• Competition Commission of India Imposes US$ 1.1 Billion Penalty in Cement Cartel Case
  • July 11, 2012 | Authors: Manoj Bhargava; Emily S.Y. Lam; Hiromitsu Miyakawa; Peter J. Wang
  • Law Firms: Jones Day - Singapore Office ; Jones Day - Beijing Office ; Jones Day - Hong Kong Office ; Jones Day - Tokyo Office ; Jones Day - Shanghai Office
  • India's Competition Commission, which was established in 2003 and has been enforcing the cartel provisions of the law since 2009, has imposed fines of approximately US$ 1.1 billion against 11 internationally and locally owned cement manufacturers and their industry association for price fixing. After years without making any penalty decisions, the Commission has recently 'come to life' and made several cartel infringement decisions in rapid succession, of which this case is the most significant.

    To reduce the chance that their first decisions are overturned in the courts, new competition agencies often prefer to enforce against blatant breaches through direct evidence. This cartel case is remarkable in that it relies wholly on circumstantial evidence to establish a cartel, one consisting of both fixing prices and limiting output. The Commission's Director General has the power to demand the production of documents, take compulsory interviews under oath, and conduct dawn raids. However it appears there was no use made of these powers to obtain direct evidence. In establishing what level of evidence should be regarded as sufficient in such cases, the CCI has cited enforcement actions in other jurisdictions - the High Fructose Corn Syrup case (U.S.), the News Paper Cartel case (Brazil), the hen eggs case (Latvia) - and an OECD discussion document.

    The circumstantial evidence in this case consisted of lay evidence that there was extensive exchange of price and quantity information within the industry and quasi-economic evidence, including price parallelism, low levels of capacity utilization, dispatch parallelism, and super-normal profits. The parties have vigorously denied the existence of a cartel and have themselves relied on economic evidence refuting each element of the circumstantial evidence against them. It is almost inevitable that this case will be appealed in the Tribunal and the Courts.

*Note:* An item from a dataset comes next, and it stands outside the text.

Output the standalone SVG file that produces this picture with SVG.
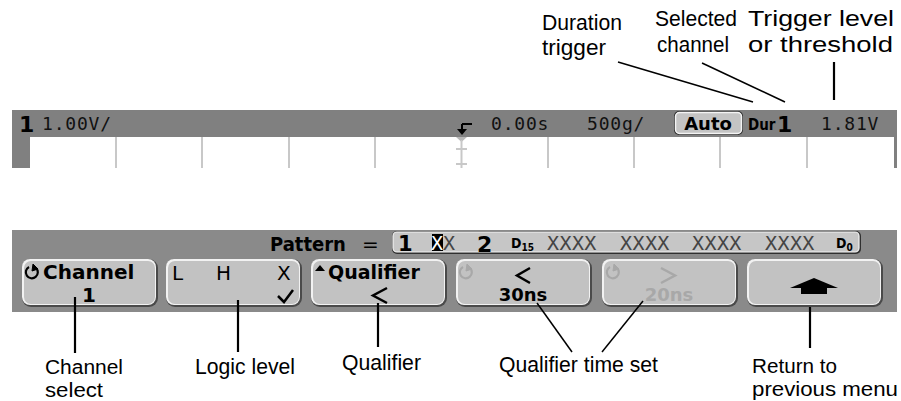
<svg xmlns="http://www.w3.org/2000/svg" width="901" height="401" viewBox="0 0 901 401">
<defs>
<style>
.lbl{font-family:"Liberation Sans",Arial,sans-serif;font-size:22.5px;fill:#000}
.lbs{font-family:"Liberation Sans",Arial,sans-serif;font-size:20px;fill:#000}
.scr{font-family:"DejaVu Sans Mono",monospace;font-size:18px;fill:#111;letter-spacing:0.8px}
.bold{font-family:"DejaVu Sans",sans-serif;font-weight:bold;fill:#000}
.cond{font-family:"DejaVu Sans Condensed","DejaVu Sans",sans-serif;font-weight:bold;fill:#000}
.reg{font-family:"DejaVu Sans",sans-serif;fill:#000}
.xs{font-family:"DejaVu Sans Mono",monospace;font-size:20px;fill:#444;letter-spacing:0.4px}
.grid{stroke:#c8c8c8;stroke-width:2}
.lead{stroke:#000;stroke-width:1.5;fill:none}
.leadv{stroke:#000;stroke-width:2.2;fill:none}
</style>
<g id="btnshape">
<rect x="0" y="0" width="136" height="48" rx="9" fill="#4a4a4a"/>
<rect x="0" y="0" width="134" height="46" rx="8" fill="#f2f2f2"/>
<rect x="2" y="2" width="131" height="43" rx="7" fill="#c2c2c2"/>
</g>
<g id="cycle">
<path d="M -3 -5 A 6 6 0 1 0 4 -4" fill="none" stroke-width="2.2"/>
<path d="M 1 -8 L 6 -3 L 0 -1 Z"/>
</g>
</defs>

<g id="top-bar">
<rect x="12" y="110" width="885" height="58" fill="#808080"/>
<rect x="30" y="137" width="864" height="31" fill="#ffffff"/>
<line class="grid" x1="116" y1="137" x2="116" y2="168"/>
<line class="grid" x1="202" y1="137" x2="202" y2="168"/>
<line class="grid" x1="289" y1="137" x2="289" y2="168"/>
<line class="grid" x1="375" y1="137" x2="375" y2="168"/>
<line class="grid" x1="548" y1="137" x2="548" y2="168"/>
<line class="grid" x1="634" y1="137" x2="634" y2="168"/>
<line class="grid" x1="720" y1="137" x2="720" y2="168"/>
<line class="grid" x1="807" y1="137" x2="807" y2="168"/>
<text class="bold" x="19" y="132" font-size="22">1</text>
<text class="scr" x="42" y="130">1.00V/</text>
<g id="trigger-marker">
<path d="M 462 124 H 472 M 462 124 V 130" stroke="#000" stroke-width="2" fill="none"/>
<path d="M 457 129 L 467 129 L 462 135 Z" fill="#000"/>
<path d="M 456 137 L 467 137 L 461.5 142 Z" fill="#b8b8b8"/>
<line x1="461.5" y1="140" x2="461.5" y2="168" stroke="#c8c8c8" stroke-width="2"/>
<path d="M 456 149 H 467 M 456 164 H 467" stroke="#c8c8c8" stroke-width="2"/>
</g>
<text class="scr" x="491" y="130">0.00s</text>
<text class="scr" x="587" y="130">500g/</text>
<g id="auto-box">
<rect x="674" y="111" width="69" height="24" rx="5" fill="#303030"/>
<rect x="675.5" y="112.5" width="66" height="21" rx="4" fill="#c4c4c4" stroke="#f4f4f4" stroke-width="1.5"/>
<text class="bold" x="708" y="130" font-size="18" text-anchor="middle">Auto</text>
</g>
<text class="cond" x="748" y="130" font-size="15">Dur</text>
<text class="bold" x="777" y="132" font-size="22">1</text>
<text class="scr" x="821" y="130">1.81V</text>
</g>

<g id="bottom-bar">
<rect x="12" y="230" width="885" height="82" fill="#8a8a8a"/>
<text class="cond" x="270" y="251" font-size="20">Pattern</text>
<text class="reg" x="362" y="251" font-size="20" fill="#111">=</text>
<g id="pattern-box">
<rect x="392" y="231" width="469" height="23" rx="5" fill="#303030"/>
<rect x="393" y="232" width="466" height="20" rx="4" fill="#c6c6c6" stroke="#f4f4f4" stroke-width="1.2"/>
<text class="bold" x="398" y="251" font-size="21">1</text>
<rect x="432" y="234" width="11" height="17" fill="#000"/>
<text class="xs" x="431" y="250" style="fill:#fff">X</text>
<text class="xs" x="443" y="250">X</text>
<text class="bold" x="477" y="252" font-size="22">2</text>
<text class="cond" x="511" y="248" font-size="14">D<tspan font-size="10" dy="3">15</tspan></text>
<text class="xs" x="547" y="250">XXXX</text>
<text class="xs" x="620" y="250">XXXX</text>
<text class="xs" x="692" y="250">XXXX</text>
<text class="xs" x="765" y="250">XXXX</text>
<text class="cond" x="836" y="248" font-size="14">D<tspan font-size="10" dy="3">0</tspan></text>
</g>
</g>

<g id="btn-channel">
<use href="#btnshape" x="22" y="259"/>
<use href="#cycle" x="32" y="272" fill="#000" stroke="#000"/>
<text class="bold" x="43" y="279" font-size="20">Channel</text>
<text class="bold" x="89" y="302" font-size="20" text-anchor="middle">1</text>
</g>
<g id="btn-logic">
<use href="#btnshape" x="166" y="259"/>
<text class="reg" x="172" y="280" font-size="20">L</text>
<text class="reg" x="216" y="280" font-size="20">H</text>
<text class="reg" x="277" y="280" font-size="20">X</text>
<path d="M 278 296 L 284 302 L 293 290" stroke="#000" stroke-width="2.5" fill="none"/>
</g>
<g id="btn-qualifier">
<use href="#btnshape" x="311" y="259"/>
<path d="M 315 271 L 325 271 L 320 265 Z" fill="#000"/>
<text class="bold" x="328" y="279" font-size="19">Qualifier</text>
<path d="M 387 288 L 373 295.5 L 387 303" stroke="#000" stroke-width="2.5" fill="none"/>
</g>
<g id="btn-time1">
<use href="#btnshape" x="456" y="259"/>
<use href="#cycle" x="466" y="272" fill="#a8a8a8" stroke="#a8a8a8"/>
<path d="M 530 268 L 517 275.5 L 530 283" stroke="#000" stroke-width="2.5" fill="none"/>
<text class="bold" x="523" y="301" font-size="18" text-anchor="middle">30ns</text>
</g>
<g id="btn-time2">
<use href="#btnshape" x="602" y="259"/>
<use href="#cycle" x="613" y="272" fill="#a8a8a8" stroke="#a8a8a8"/>
<path d="M 661 268 L 675 275.5 L 661 283" stroke="#a8a8a8" stroke-width="2.5" fill="none"/>
<text class="bold" x="669" y="301" font-size="18" text-anchor="middle" style="fill:#a8a8a8">20ns</text>
</g>
<g id="btn-return">
<use href="#btnshape" x="747" y="259"/>
<path d="M 814 278 L 838 288 L 790 288 Z" fill="#000"/>
<rect x="801" y="288" width="26" height="6" fill="#000"/>
</g>

<g id="connectors">
<line class="lead" x1="618" y1="62" x2="753" y2="102"/>
<line class="lead" x1="702" y1="63" x2="785" y2="102"/>
<line class="leadv" x1="834" y1="62" x2="834" y2="100"/>
<line class="leadv" x1="75" y1="297" x2="75" y2="353"/>
<line class="leadv" x1="238" y1="300" x2="238" y2="352"/>
<line class="leadv" x1="378" y1="303" x2="378" y2="347"/>
<line class="lead" x1="537" y1="303" x2="572" y2="352"/>
<line class="lead" x1="643" y1="301" x2="602" y2="352"/>
<line class="leadv" x1="810" y1="307" x2="810" y2="348"/>
</g>

<g id="labels">
<text class="lbl" x="542" y="30" textLength="80" lengthAdjust="spacingAndGlyphs">Duration</text>
<text class="lbl" x="542" y="55" textLength="64" lengthAdjust="spacingAndGlyphs">trigger</text>
<text class="lbl" x="655" y="26" textLength="82" lengthAdjust="spacingAndGlyphs">Selected</text>
<text class="lbl" x="657" y="52" textLength="72" lengthAdjust="spacingAndGlyphs">channel</text>
<text class="lbl" x="748" y="26" textLength="146" lengthAdjust="spacingAndGlyphs">Trigger level</text>
<text class="lbl" x="748" y="52" textLength="145" lengthAdjust="spacingAndGlyphs">or threshold</text>
<text class="lbs" x="45" y="373.5" textLength="78" lengthAdjust="spacingAndGlyphs">Channel</text>
<text class="lbs" x="45" y="396.5" textLength="58" lengthAdjust="spacingAndGlyphs">select</text>
<text class="lbl" x="195" y="374" textLength="100" lengthAdjust="spacingAndGlyphs">Logic level</text>
<text class="lbl" x="342" y="370" textLength="79" lengthAdjust="spacingAndGlyphs">Qualifier</text>
<text class="lbl" x="499" y="372" textLength="159" lengthAdjust="spacingAndGlyphs">Qualifier time set</text>
<text class="lbs" x="752" y="373" textLength="85" lengthAdjust="spacingAndGlyphs">Return to</text>
<text class="lbs" x="752" y="396" textLength="146" lengthAdjust="spacingAndGlyphs">previous menu</text>
</g>
</svg>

    This case stands in stark contrast to the early cement cartel case by the Competition Commission of neighbor Pakistan, in which there was a copy of a written cartel agreement found at the cement industry's headquarters that set prices and output and capacity limits. In that case auditors were even engaged to ensure that the parties adhered to the cartel agreement.

    The Indian competition law has an administrative decision making framework, rather than a prosecution framework. Therefore the question before the courts will be whether the Commission has made an error in its process or decision, rather than the court itself directly taking evidence and determining the facts of the case. In cases involving multiple cartel respondents, a particularly common weakness is whether the evidence is adequate against each defendant taken individually. In this regard the authority may have left itself more open to challenge.

    The case also illustrates the way in which the unique Indian procedure works. The complainant in this case was the very vocal building industry association, which provided an array of allegations to commence the process. After the Commission established that there was a prima face case, it referred the matter to its independent autonomous Director General for investigation. The ensuing report was made available to the accused and the complainant for comment, and comments were lengthy and detailed. In effect this has resulted in an adversarial process between the Director General, supported by the complainant on the one hand, and the accused on the other, with the Commissioners themselves acting in a quasi-judicial way to decide which side has the stronger case.

    A final point of interest concerns the manner in which the fines have been calculated. The maximum fine is determined by reference to the higher of 10% of turnover and three times the net profit. This echoes the approach in many other countries. In this case it appears that submissions were not received from the parties on the quantification of turnover or profits and the Commission establishes the applicable maximums quite simply. On the Commission's analysis, the net profit measure is higher than the turnover measure and the Commission proceeds to then set the fines for all companies at 50% of the net profit for the cement producers and 10% of receipts against the industry association. There is no explicit rationale for choosing those 50% and 10% figures; in this respect, the decision is likely to be particularly vulnerable on appeal.

    Overall this case is one that has substantially illuminated business as to the approach of the Indian cartel enforcement system. It is likely to continue to do so as it works its way through the appeals process.